Written request: Begin with the first line of the material and copy each line word for word through the line that contains "const diagonal = [[750,750],[2600,2600]];"; the pictures are left out.

--*--

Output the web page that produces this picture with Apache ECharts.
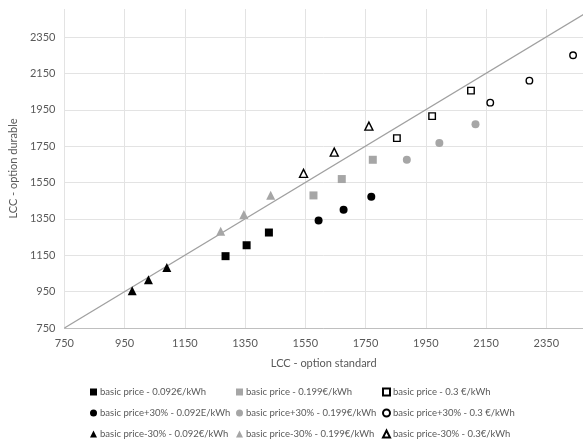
<!DOCTYPE html>
<html><head><meta charset="utf-8">
<script src="https://cdn.jsdelivr.net/npm/echarts@6/dist/echarts.min.js"></script>
<style>html,body{margin:0;padding:0;background:#fff}#c{width:583px;height:442px}</style>
</head><body><div id="c"></div>
<script>
// Series names
const names = [
  'basic price - 0.092€/kWh', 'basic price - 0.199€/kWh', 'basic price - 0.3 €/kWh',
  'basic price+30% - 0.092E/kWh', 'basic price+30% - 0.199€/kWh', 'basic price+30% - 0.3 €/kWh',
  'basic price-30% - 0.092€/kWh', 'basic price-30% - 0.199€/kWh', 'basic price-30% - 0.3€/kWh'
];
// [LCC standard, LCC durable]
const base092 = [[1285,1145],[1355,1205],[1429,1275]];
const base199 = [[1577,1479],[1671,1569],[1774,1675]];
const base03  = [[1854,1794],[1971,1915],[2100,2055]];
const plus092 = [[1594,1341],[1677,1400],[1769,1471]];
const plus199 = [[1887,1675],[1995,1767],[2115,1870]];
const plus03  = [[2164,1989],[2294,2110],[2439,2250]];
const minus092 = [[975,955],[1029,1015],[1090,1082]];
const minus199 = [[1269,1282],[1346,1374],[1435,1480]];
const minus03  = [[1544,1600],[1646,1717],[1761,1860]];
const diagonal = [[750,750],[2600,2600]];

const seriesData = [base092, base199, base03, plus092, plus199, plus03, minus092, minus199, minus03];
const symbols = ['rect','rect','rect','circle','circle','circle','triangle','triangle','triangle'];
const kinds = ['black','gray','hollow','black','gray','hollow','black','gray','hollow'];

const font = 'Lato, "Liberation Sans", sans-serif';
const txt = '#595959';

function styleFor(k){
  if(k==='black') return {color:'#000', opacity:1};
  if(k==='gray') return {color:'#a6a6a6', opacity:1};
  return {color:'#fff', borderColor:'#000', borderWidth:1.4, opacity:1};
}
function sizeFor(s,k){
  if(k==='hollow') return s==='triangle'?8:6.5;
  return s==='triangle'?9:8;
}

const series = seriesData.map((d,i)=>({
  name: names[i], type:'scatter', data:d, symbol:symbols[i],
  symbolSize: sizeFor(symbols[i], kinds[i]),
  itemStyle: styleFor(kinds[i])
}));
series.unshift({
  type:'line', data:diagonal, symbol:'none', silent:true,
  lineStyle:{color:'#a0a0a0', width:1.3}, clip:true, z:1
});

const colX = [90, 236, 382];
const rowY = [387, 408, 429];
const legends = names.map((n,i)=>({
  data:[n], left: colX[i%3], top: rowY[Math.floor(i/3)], padding:0,
  itemWidth:7, itemHeight:7, itemGap:0,
  textStyle:{fontFamily:font, fontSize:9.5, color:txt, padding:[0,0,0,-2]}
}));

const fmt = v => String(v);

const chart = echarts.init(document.getElementById('c'), null, {renderer:'canvas'});
chart.setOption({
  animation:false,
  backgroundColor:'#fff',
  grid:{left:62, right:0, top:9, bottom:114},
  legend: legends,
  xAxis:{
    type:'value', min:750, max:2472, interval:200,
    name:'LCC - option standard', nameLocation:'middle', nameGap:30,
    nameTextStyle:{fontFamily:font, fontSize:11, color:txt},
    axisLine:{show:true, lineStyle:{color:'#bfbfbf'}},
    axisTick:{show:false},
    axisLabel:{fontFamily:font, fontSize:11, color:txt, margin:10, showMaxLabel:false, formatter:fmt},
    splitLine:{show:true, showMaxLine:false, lineStyle:{color:'#e3e3e3'}}
  },
  yAxis:{
    type:'value', min:750, max:2504, interval:200,
    name:'LCC - option durable', nameLocation:'middle', nameGap:43,
    nameTextStyle:{fontFamily:font, fontSize:11, color:txt},
    axisLine:{show:false},
    axisTick:{show:false},
    axisLabel:{fontFamily:font, fontSize:11, color:txt, margin:9, showMaxLabel:false, formatter:fmt},
    splitLine:{show:true, showMaxLine:false, lineStyle:{color:'#e3e3e3'}}
  },
  series: series
});
</script></body></html>
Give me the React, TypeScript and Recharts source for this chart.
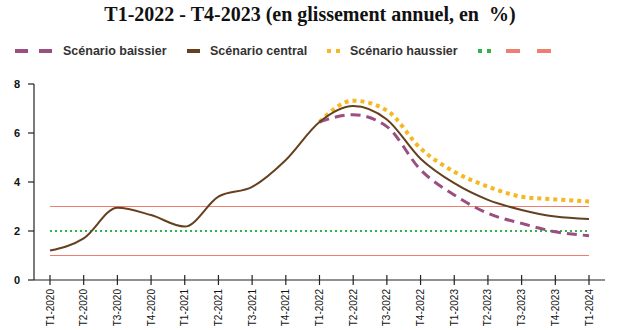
import React from 'react';
import { LineChart, Line, XAxis, YAxis } from 'recharts';

const quarters = [
  'T1-2020', 'T2-2020', 'T3-2020', 'T4-2020',
  'T1-2021', 'T2-2021', 'T3-2021', 'T4-2021',
  'T1-2022', 'T2-2022', 'T3-2022', 'T4-2022',
  'T1-2023', 'T2-2023', 'T3-2023', 'T4-2023',
  'T1-2024',
];

const central = [1.2, 1.7, 2.95, 2.65, 2.18, 3.4, 3.8, 4.9, 6.45, 7.1, 6.55, 4.95, 3.95, 3.27, 2.86, 2.59, 2.49];
const baissier = [null, null, null, null, null, null, null, null, 6.45, 6.75, 6.26, 4.5, 3.47, 2.72, 2.31, 1.97, 1.81];
const haussier = [null, null, null, null, null, null, null, null, 6.45, 7.32, 6.92, 5.37, 4.42, 3.81, 3.4, 3.29, 3.2];
const cible = 2;
const borneHaute = 3;
const borneBasse = 1;

const yTicks = [0, 2, 4, 6, 8];

const data = quarters.map((q, i) => ({
  q,
  central: central[i],
  baissier: baissier[i],
  haussier: haussier[i],
  cible,
  haute: borneHaute,
  basse: borneBasse,
}));

const COLORS = {
  baissier: '#9a4f80',
  central: '#65401f',
  haussier: '#f6b822',
  cible: '#2fb44c',
  bornes: '#ee7f70',
};

const font = 'Arial, "Liberation Sans", sans-serif';

const XTick = (props: any) => {
  const { x, y, payload } = props;
  return (
    <g>
      <line x1={x} x2={x} y1={y - 5} y2={y + 5} stroke="#222" strokeWidth={1.2} />
      <text
        transform={`translate(${x + 3.5}, ${y + 9}) rotate(-90)`}
        textAnchor="end"
        fontSize={10}
        fontFamily={font}
        fill="#111"
      >
        {payload.value}
      </text>
    </g>
  );
};

const LegendRow = () => {
  const item = (icon: React.ReactNode, label: string, left: number) => (
    <div style={{ position: 'absolute', left, top: 0, display: 'flex', alignItems: 'center', height: 14 }}>
      {icon}
      {label && (
        <span style={{ marginLeft: 10, fontSize: 12.5, fontWeight: 'bold', color: '#333', fontFamily: font }}>
          {label}
        </span>
      )}
    </div>
  );
  return (
    <div style={{ position: 'absolute', left: 0, top: 44, width: 620, height: 14 }}>
      {item(
        <svg width={38} height={6}>
          <line x1={0} x2={38} y1={3} y2={3} stroke={COLORS.baissier} strokeWidth={4} strokeDasharray="13 11" />
        </svg>,
        'Scénario baissier',
        15
      )}
      {item(
        <svg width={13} height={6}>
          <line x1={0} x2={13} y1={3} y2={3} stroke={COLORS.central} strokeWidth={4} />
        </svg>,
        'Scénario central',
        187
      )}
      {item(
        <svg width={13} height={6}>
          <line x1={0} x2={13} y1={3} y2={3} stroke={COLORS.haussier} strokeWidth={4} strokeDasharray="4 5" />
        </svg>,
        'Scénario haussier',
        327
      )}
      {item(
        <svg width={13} height={6}>
          <line x1={0} x2={13} y1={3} y2={3} stroke={COLORS.cible} strokeWidth={4} strokeDasharray="4 5" />
        </svg>,
        '',
        478
      )}
      {item(
        <svg width={50} height={6}>
          <line x1={0} x2={50} y1={3} y2={3} stroke={COLORS.bornes} strokeWidth={4} strokeDasharray="14 17" />
        </svg>,
        '',
        506
      )}
    </div>
  );
};

export default function App() {
  return (
    <div style={{ position: 'absolute', left: 0, top: 0, width: 620, height: 330, background: '#fff' }}>
      <div
        style={{
          position: 'absolute',
          left: 0,
          top: 3,
          width: 620,
          textAlign: 'center',
          fontFamily: '"Liberation Serif", "Times New Roman", serif',
          fontWeight: 'bold',
          fontSize: 20,
          color: '#111',
        }}
      >
        T1-2022 - T4-2023 (en glissement annuel, en&nbsp; %)
      </div>
      <LegendRow />
      <LineChart
        width={620}
        height={330}
        data={data}
        margin={{ top: 84, right: 15, bottom: 0, left: 0 }}
      >
        <XAxis
          dataKey="q"
          interval={0}
          height={50}
          padding={{ left: 16, right: 16 }}
          tickLine={false}
          tickSize={0}
          tickMargin={0}
          tick={<XTick />}
          axisLine={{ stroke: '#222', strokeWidth: 1.2 }}
        />
        <YAxis
          width={34}
          domain={[0, 8]}
          ticks={yTicks}
          tickSize={6}
          tickMargin={8}
          axisLine={{ stroke: '#222', strokeWidth: 1.2 }}
          tickLine={{ stroke: '#222', strokeWidth: 1.2 }}
          tick={{ fontSize: 11, fontWeight: 'bold', fill: '#111', fontFamily: font }}
        />
        <Line dataKey="haute" stroke={COLORS.bornes} strokeWidth={1.2} dot={false} isAnimationActive={false} />
        <Line dataKey="basse" stroke={COLORS.bornes} strokeWidth={1.2} dot={false} isAnimationActive={false} />
        <Line
          dataKey="cible"
          stroke={COLORS.cible}
          strokeWidth={2}
          strokeDasharray="2 3"
          dot={false}
          isAnimationActive={false}
        />
        <Line
          type="monotone"
          dataKey="haussier"
          stroke={COLORS.haussier}
          strokeWidth={4}
          strokeDasharray="4 4"
          dot={false}
          isAnimationActive={false}
        />
        <Line
          type="monotone"
          dataKey="baissier"
          stroke={COLORS.baissier}
          strokeWidth={3}
          strokeDasharray="10 6"
          dot={false}
          isAnimationActive={false}
        />
        <Line
          type="monotone"
          dataKey="central"
          stroke={COLORS.central}
          strokeWidth={2}
          dot={false}
          isAnimationActive={false}
        />
      </LineChart>
    </div>
  );
}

--*--

Worked answer:
Output the web page that produces this picture with Apache ECharts.
<!DOCTYPE html>
<html><head><meta charset="utf-8">
<script src="https://cdn.jsdelivr.net/npm/echarts@6/dist/echarts.min.js"></script>
<style>html,body{margin:0;padding:0;background:#fff}#c{width:583px;height:442px}</style>
</head><body><div id="c"></div>
<script>
// Series names
const names = [
  'basic price - 0.092€/kWh', 'basic price - 0.199€/kWh', 'basic price - 0.3 €/kWh',
  'basic price+30% - 0.092E/kWh', 'basic price+30% - 0.199€/kWh', 'basic price+30% - 0.3 €/kWh',
  'basic price-30% - 0.092€/kWh', 'basic price-30% - 0.199€/kWh', 'basic price-30% - 0.3€/kWh'
];
// [LCC standard, LCC durable]
const base092 = [[1285,1145],[1355,1205],[1429,1275]];
const base199 = [[1577,1479],[1671,1569],[1774,1675]];
const base03  = [[1854,1794],[1971,1915],[2100,2055]];
const plus092 = [[1594,1341],[1677,1400],[1769,1471]];
const plus199 = [[1887,1675],[1995,1767],[2115,1870]];
const plus03  = [[2164,1989],[2294,2110],[2439,2250]];
const minus092 = [[975,955],[1029,1015],[1090,1082]];
const minus199 = [[1269,1282],[1346,1374],[1435,1480]];
const minus03  = [[1544,1600],[1646,1717],[1761,1860]];
const diagonal = [[750,750],[2600,2600]];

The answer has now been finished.